◆ **WHAT IS NEEDED**: Find every line with the string "this" in it, count them, and reply with that count only.

--- Start of SUPPLIED DATA ---

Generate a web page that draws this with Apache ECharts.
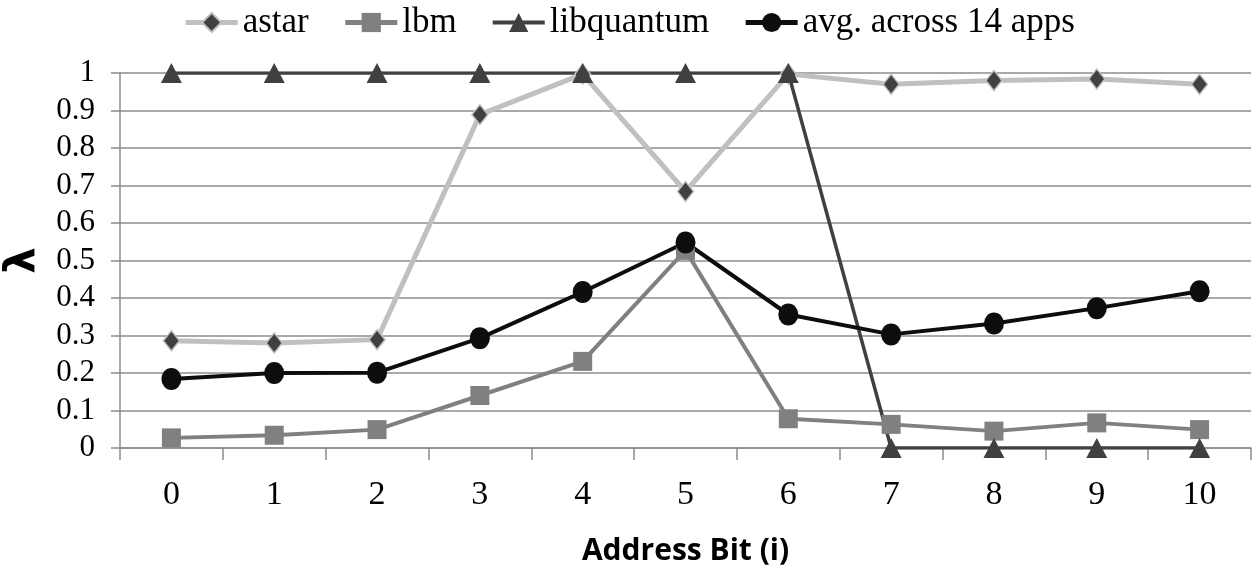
<!DOCTYPE html>
<html>
<head>
<meta charset="utf-8">
<script src="https://cdn.jsdelivr.net/npm/echarts@6/dist/echarts.min.js"></script>
<style>
  html, body { margin: 0; padding: 0; background: #fff; }
  #chart { width: 1258px; height: 577px; }
</style>
</head>
<body>
<div id="chart"></div>
<script>
const categories = ['0', '1', '2', '3', '4', '5', '6', '7', '8', '9', '10'];
const yTicks = [0, 0.1, 0.2, 0.3, 0.4, 0.5, 0.6, 0.7, 0.8, 0.9, 1];
const astar = [0.286, 0.280, 0.289, 0.889, 0.997, 0.684, 0.997, 0.970, 0.980, 0.984, 0.970];
const lbm = [0.027, 0.034, 0.049, 0.140, 0.231, 0.527, 0.078, 0.063, 0.045, 0.067, 0.049];
const libquantum = [1, 1, 1, 1, 1, 1, 1, 0, 0, 0, 0];
const avg = [0.184, 0.200, 0.201, 0.293, 0.416, 0.548, 0.356, 0.303, 0.332, 0.373, 0.418];

const serif = '"Liberation Serif", "DejaVu Serif", serif';
const gridColor = '#8c8c8c';

const chart = echarts.init(document.getElementById('chart'), null, { renderer: 'canvas' });
chart.setOption({
  animation: false,
  backgroundColor: '#ffffff',
  legend: {
    top: 0,
    left: 'center',
    itemWidth: 52,
    itemHeight: 24,
    itemGap: 34,
    textStyle: { fontFamily: serif, fontSize: 35, color: '#000' },
    data: [
      { name: 'astar', lineStyle: { width: 5, color: '#c0c0c0' } },
      { name: 'lbm', lineStyle: { width: 5, color: '#808080' } },
      { name: 'libquantum', lineStyle: { width: 4, color: '#404040' } },
      { name: 'avg. across 14 apps', lineStyle: { width: 5, color: '#0d0d0d' } }
    ]
  },
  grid: { left: 120, right: 7, top: 73, bottom: 129, containLabel: false, outerBoundsMode: 'none' },
  xAxis: {
    type: 'category',
    data: categories,
    boundaryGap: true,
    name: 'Address Bit (i)',
    nameLocation: 'middle',
    nameGap: 88,
    nameTextStyle: { fontFamily: '"Open Sans", sans-serif', fontWeight: 'bold', fontSize: 30, color: '#000' },
    axisLine: { lineStyle: { color: gridColor, width: 1.5 } },
    axisTick: { show: true, length: 12, lineStyle: { color: gridColor, width: 1.5 } },
    axisLabel: { fontFamily: serif, fontSize: 34, color: '#000', margin: 30 }
  },
  yAxis: {
    type: 'value',
    min: yTicks[0],
    max: yTicks[yTicks.length - 1],
    interval: 0.1,
    name: 'λ',
    nameLocation: 'middle',
    nameGap: 75,
    nameRotate: 90,
    nameTextStyle: { fontFamily: '"DejaVu Sans", sans-serif', fontWeight: 'bold', fontSize: 42, color: '#000' },
    axisLine: { show: true, lineStyle: { color: gridColor, width: 1.5 } },
    axisTick: { show: true, length: 9, lineStyle: { color: gridColor, width: 1.5 } },
    axisLabel: {
      fontFamily: serif, fontSize: 31, color: '#000', margin: 25,
      formatter: function (v) { return String(Math.round(v * 10) / 10); }
    },
    splitLine: { show: true, lineStyle: { color: gridColor, width: 1.5 } }
  },
  series: [
    {
      name: 'astar', type: 'line', data: astar,
      symbol: 'diamond', symbolSize: [16, 20],
      lineStyle: { color: '#c0c0c0', width: 5 },
      itemStyle: { color: '#404040', borderColor: '#c0c0c0', borderWidth: 1.5 }
    },
    {
      name: 'lbm', type: 'line', data: lbm,
      symbol: 'rect', symbolSize: [19, 19],
      lineStyle: { color: '#808080', width: 4 },
      itemStyle: { color: '#808080', borderWidth: 0 }
    },
    {
      name: 'libquantum', type: 'line', data: libquantum,
      symbol: 'triangle', symbolSize: [21, 20],
      lineStyle: { color: '#404040', width: 3.5 },
      itemStyle: { color: '#404040', borderWidth: 0 }
    },
    {
      name: 'avg. across 14 apps', type: 'line', data: avg,
      symbol: 'circle', symbolSize: [20, 22],
      lineStyle: { color: '#0d0d0d', width: 4 },
      itemStyle: { color: '#0d0d0d', borderWidth: 0 }
    }
  ]
});
</script>
</body>
</html>
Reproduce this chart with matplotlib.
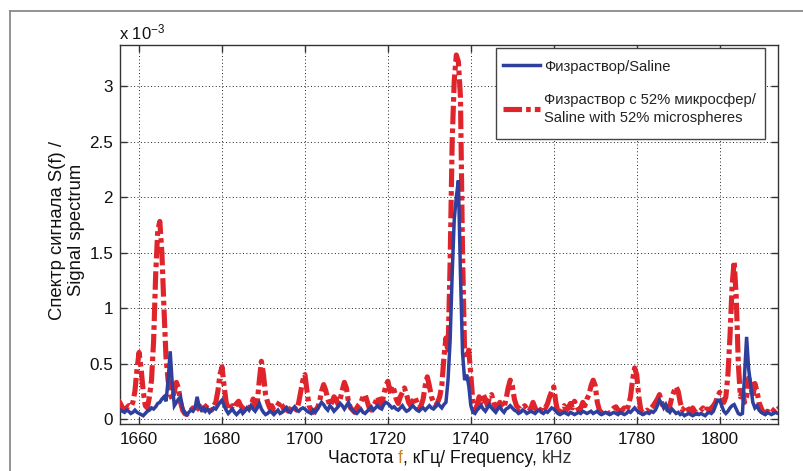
import numpy as np
import matplotlib
matplotlib.use("Agg")
import matplotlib.pyplot as plt
from matplotlib.lines import Line2D
from matplotlib.patches import Rectangle

plt.rcParams['font.family'] = ['Liberation Sans', 'DejaVu Sans']
plt.rcParams['mathtext.default'] = 'regular'

# frequency grid, kHz (0.5 kHz step, 1655.0 ... 1814.5)
freq_start = 1655.0
freq_step = 0.5

# Signal spectrum S(f), units of 1e-3 — Saline
saline = [
    0.09, 0.08, 0.07, 0.06, 0.08, 0.07, 0.05, 0.06, 0.08, 0.06,   # 1655
    0.05, 0.04, 0.03, 0.05, 0.07, 0.08, 0.10, 0.09, 0.11, 0.14,   # 1660
    0.15, 0.18, 0.20, 0.16, 0.35, 0.61, 0.32, 0.12, 0.15, 0.18,   # 1665
    0.20, 0.10, 0.05, 0.04, 0.06, 0.08, 0.07, 0.10, 0.20, 0.11,   # 1670
    0.08, 0.10, 0.07, 0.09, 0.06, 0.08, 0.10, 0.09, 0.12, 0.15,   # 1675
    0.17, 0.12, 0.08, 0.05, 0.07, 0.09, 0.06, 0.04, 0.06, 0.08,   # 1680
    0.05, 0.07, 0.10, 0.08, 0.12, 0.09, 0.07, 0.10, 0.14, 0.09,   # 1685
    0.06, 0.04, 0.05, 0.07, 0.06, 0.04, 0.06, 0.08, 0.05, 0.06,   # 1690
    0.08, 0.10, 0.07, 0.06, 0.09, 0.11, 0.08, 0.07, 0.09, 0.10,   # 1695
    0.09, 0.07, 0.06, 0.05, 0.08, 0.06, 0.09, 0.12, 0.15, 0.13,   # 1700
    0.10, 0.08, 0.12, 0.10, 0.07, 0.09, 0.11, 0.14, 0.12, 0.09,   # 1705
    0.12, 0.15, 0.10, 0.08, 0.06, 0.05, 0.07, 0.09, 0.06, 0.05,   # 1710
    0.07, 0.09, 0.11, 0.08, 0.10, 0.12, 0.10, 0.09, 0.13, 0.15,   # 1715
    0.14, 0.12, 0.10, 0.11, 0.09, 0.08, 0.10, 0.12, 0.09, 0.07,   # 1720
    0.08, 0.10, 0.12, 0.10, 0.08, 0.07, 0.09, 0.10, 0.08, 0.10,   # 1725
    0.12, 0.10, 0.09, 0.11, 0.14, 0.12, 0.10, 0.13, 0.15, 0.35,   # 1730
    0.70, 1.30, 1.80, 2.00, 2.15, 1.30, 0.60, 0.35, 0.40, 0.30,   # 1735
    0.12, 0.06, 0.05, 0.08, 0.10, 0.12, 0.09, 0.07, 0.10, 0.13,   # 1740
    0.10, 0.08, 0.06, 0.09, 0.11, 0.08, 0.06, 0.09, 0.10, 0.12,   # 1745
    0.10, 0.08, 0.07, 0.05, 0.06, 0.08, 0.07, 0.05, 0.06, 0.07,   # 1750
    0.06, 0.05, 0.07, 0.08, 0.06, 0.05, 0.07, 0.06, 0.08, 0.10,   # 1755
    0.09, 0.07, 0.05, 0.04, 0.05, 0.06, 0.05, 0.04, 0.06, 0.05,   # 1760
    0.04, 0.05, 0.06, 0.05, 0.07, 0.06, 0.05, 0.06, 0.07, 0.05,   # 1765
    0.06, 0.07, 0.05, 0.04, 0.05, 0.06, 0.05, 0.04, 0.05, 0.06,   # 1770
    0.05, 0.04, 0.06, 0.05, 0.04, 0.05, 0.07, 0.06, 0.08, 0.10,   # 1775
    0.08, 0.06, 0.05, 0.04, 0.05, 0.06, 0.05, 0.07, 0.06, 0.08,   # 1780
    0.12, 0.17, 0.14, 0.10, 0.13, 0.08, 0.06, 0.09, 0.07, 0.05,   # 1785
    0.06, 0.04, 0.05, 0.03, 0.04, 0.05, 0.04, 0.03, 0.04, 0.05,   # 1790
    0.04, 0.05, 0.04, 0.03, 0.05, 0.06, 0.05, 0.07, 0.12, 0.17,   # 1795
    0.17, 0.12, 0.07, 0.05, 0.07, 0.10, 0.12, 0.13, 0.09, 0.05,   # 1800
    0.04, 0.05, 0.40, 0.74, 0.45, 0.30, 0.15, 0.10, 0.12, 0.08,   # 1805
    0.06, 0.05, 0.04, 0.06, 0.05, 0.04, 0.05, 0.06, 0.05, 0.05,   # 1810
]

# Saline with 52% microspheres
microspheres = [
    0.17, 0.14, 0.10, 0.08, 0.10, 0.12, 0.11, 0.15, 0.25, 0.45,   # 1655
    0.60, 0.45, 0.25, 0.12, 0.10, 0.20, 0.35, 0.70, 1.30, 1.70,   # 1660
    1.78, 1.50, 1.00, 0.55, 0.35, 0.22, 0.18, 0.25, 0.33, 0.28,   # 1665
    0.15, 0.08, 0.05, 0.04, 0.06, 0.08, 0.10, 0.07, 0.09, 0.12,   # 1670
    0.10, 0.08, 0.11, 0.13, 0.09, 0.08, 0.12, 0.15, 0.25, 0.40,   # 1675
    0.47, 0.30, 0.15, 0.10, 0.08, 0.12, 0.10, 0.14, 0.16, 0.12,   # 1680
    0.10, 0.08, 0.06, 0.10, 0.12, 0.18, 0.12, 0.15, 0.35, 0.52,   # 1685
    0.40, 0.22, 0.15, 0.10, 0.12, 0.08, 0.10, 0.13, 0.16, 0.12,   # 1690
    0.08, 0.10, 0.07, 0.09, 0.12, 0.10, 0.08, 0.15, 0.25, 0.35,   # 1695
    0.40, 0.25, 0.12, 0.08, 0.06, 0.08, 0.10, 0.15, 0.25, 0.31,   # 1700
    0.26, 0.18, 0.12, 0.15, 0.20, 0.18, 0.13, 0.18, 0.26, 0.33,   # 1705
    0.28, 0.15, 0.10, 0.08, 0.06, 0.10, 0.13, 0.15, 0.20, 0.22,   # 1710
    0.16, 0.10, 0.08, 0.12, 0.15, 0.20, 0.15, 0.12, 0.22, 0.30,   # 1715
    0.34, 0.25, 0.30, 0.26, 0.18, 0.14, 0.20, 0.24, 0.28, 0.22,   # 1720
    0.15, 0.12, 0.16, 0.20, 0.15, 0.10, 0.12, 0.18, 0.30, 0.38,   # 1725
    0.30, 0.20, 0.15, 0.12, 0.15, 0.20, 0.30, 0.55, 0.73, 0.60,   # 1730
    1.40, 2.50, 3.05, 3.28, 3.22, 2.90, 1.50, 0.60, 0.55, 0.62,   # 1735
    0.40, 0.15, 0.08, 0.12, 0.20, 0.15, 0.22, 0.18, 0.12, 0.20,   # 1740
    0.22, 0.15, 0.10, 0.12, 0.15, 0.12, 0.10, 0.18, 0.28, 0.35,   # 1745
    0.30, 0.18, 0.12, 0.10, 0.08, 0.10, 0.12, 0.09, 0.07, 0.10,   # 1750
    0.15, 0.10, 0.07, 0.06, 0.09, 0.12, 0.10, 0.14, 0.20, 0.25,   # 1755
    0.29, 0.15, 0.06, 0.04, 0.08, 0.12, 0.08, 0.10, 0.14, 0.10,   # 1760
    0.16, 0.12, 0.08, 0.10, 0.15, 0.12, 0.18, 0.22, 0.30, 0.35,   # 1765
    0.30, 0.15, 0.08, 0.05, 0.06, 0.08, 0.06, 0.05, 0.08, 0.10,   # 1770
    0.11, 0.08, 0.06, 0.08, 0.10, 0.07, 0.12, 0.20, 0.35, 0.46,   # 1775
    0.40, 0.20, 0.08, 0.05, 0.06, 0.08, 0.06, 0.10, 0.12, 0.15,   # 1780
    0.18, 0.22, 0.15, 0.10, 0.12, 0.08, 0.12, 0.20, 0.25, 0.29,   # 1785
    0.25, 0.15, 0.08, 0.10, 0.12, 0.08, 0.06, 0.10, 0.07, 0.05,   # 1790
    0.06, 0.08, 0.10, 0.07, 0.09, 0.08, 0.10, 0.12, 0.15, 0.20,   # 1795
    0.24, 0.22, 0.15, 0.20, 0.40, 0.75, 1.20, 1.42, 1.10, 0.50,   # 1800
    0.20, 0.25, 0.15, 0.20, 0.37, 0.30, 0.20, 0.32, 0.25, 0.15,   # 1805
    0.10, 0.06, 0.05, 0.07, 0.06, 0.05, 0.08, 0.10, 0.12, 0.10,   # 1810
]

x_ticks = [1660, 1680, 1700, 1720, 1740, 1760, 1780, 1800]
y_ticks = [0, 0.5, 1, 1.5, 2, 2.5, 3]
y_tick_labels = ["0", "0.5", "1", "1.5", "2", "2.5", "3"]
label_saline = "Физраствор/Saline"
label_micro = "Физраствор с 52% микросфер/\nSaline with 52% microspheres"

freq = freq_start + freq_step * np.arange(len(saline))

W, H = 804, 471
fig = plt.figure(figsize=(W / 100, H / 100), dpi=100)
fig.patch.set_facecolor('white')

# outer frame (cropped at right and bottom)
fig.add_artist(Line2D([10 / W, 1.0], [1 - 10.5 / H, 1 - 10.5 / H], transform=fig.transFigure,
                      color='#8a8a8a', lw=1.3))
fig.add_artist(Line2D([10.5 / W, 10.5 / W], [0.0, 1 - 10.5 / H], transform=fig.transFigure,
                      color='#8a8a8a', lw=1.3))

ax = fig.add_axes([120 / W, 1 - 424 / H, (777.7 - 120) / W, (424 - 45) / H])

blue = '#2f3f9e'
red = '#e0242c'
l2, = ax.plot(freq, microspheres, color=red, lw=3.7, linestyle=(0, (3.6, 0.8, 0.9, 0.8)),
              zorder=3, label=label_micro)
l1, = ax.plot(freq, saline, color=blue, lw=2.5, zorder=4, label=label_saline,
              solid_joinstyle='miter')

ax.set_xlim(1655.4, 1814.0)
ax.set_ylim(-0.045, 3.37)
ax.set_xticks(x_ticks)
ax.set_xticklabels([str(t) for t in x_ticks])
ax.set_yticks(y_ticks)
ax.set_yticklabels(y_tick_labels)
ax.tick_params(direction='in', length=5, width=1, colors='#333333', labelcolor='#111111',
               labelsize=12.3, top=True, right=True, pad=6)
ax.tick_params(axis='y', pad=5)
for s in ax.spines.values():
    s.set_color('#333333')
    s.set_linewidth(1.0)
ax.grid(True, color='#222222', linestyle=(0, (1, 2.5)), linewidth=0.7)
ax.set_axisbelow(True)

# legend box drawn explicitly, legend entries without own frame
box = Rectangle((496 / W, 1 - 139 / H), (765 - 496) / W, (139 - 47.7) / H,
                transform=fig.transFigure, facecolor='white', edgecolor='#444444',
                linewidth=1.0, zorder=5)
ax.add_patch(box)
box.set_clip_on(False)
leg = ax.legend(handles=[l1, l2], loc='upper left', bbox_to_anchor=(496 / W, 1 - 53 / H),
                bbox_transform=fig.transFigure, fontsize=10.6, frameon=False,
                handlelength=2.55, handletextpad=0.25,
                borderpad=0.45, labelspacing=1.35, borderaxespad=0)
leg.set_zorder(6)
for t in leg.get_texts():
    t.set_color('#222222')
    t.set_linespacing(1.3)

# scale factor text
fig.text(119 / W, 1 - 39 / H, r"x 10$^{-3}$", fontsize=12, color='#111111', ha='left', va='baseline')

# y label
fig.text(67 / W, 1 - 230 / H, "Спектр сигнала S(f) /\nSignal spectrum", rotation=90,
         fontsize=13.3, color='#111111', ha='center', va='center', multialignment='center',
         linespacing=1.2)

# x label with coloured "f"
parts = [("Частота ", '#111111'), ("f", '#c8822a'), (", кГц/ Frequency, ", '#111111'), ("kHz", '#333333')]
fig.canvas.draw()
renderer = fig.canvas.get_renderer()
fs = 12.7
texts = []
total_w = 0
for s, c in parts:
    t = fig.text(0, 0, s, fontsize=fs, color=c)
    texts.append(t)
    total_w += t.get_window_extent(renderer).width
x0 = 450 - total_w / 2
for t in texts:
    w = t.get_window_extent(renderer).width
    t.set_position((x0 / W, 1 - 463 / H))
    t.set_va('baseline')
    x0 += w

fig.savefig("out.png", dpi=100, facecolor='white')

--- End of SUPPLIED DATA ---

◆ **EXERCISE RESPONSE**: 2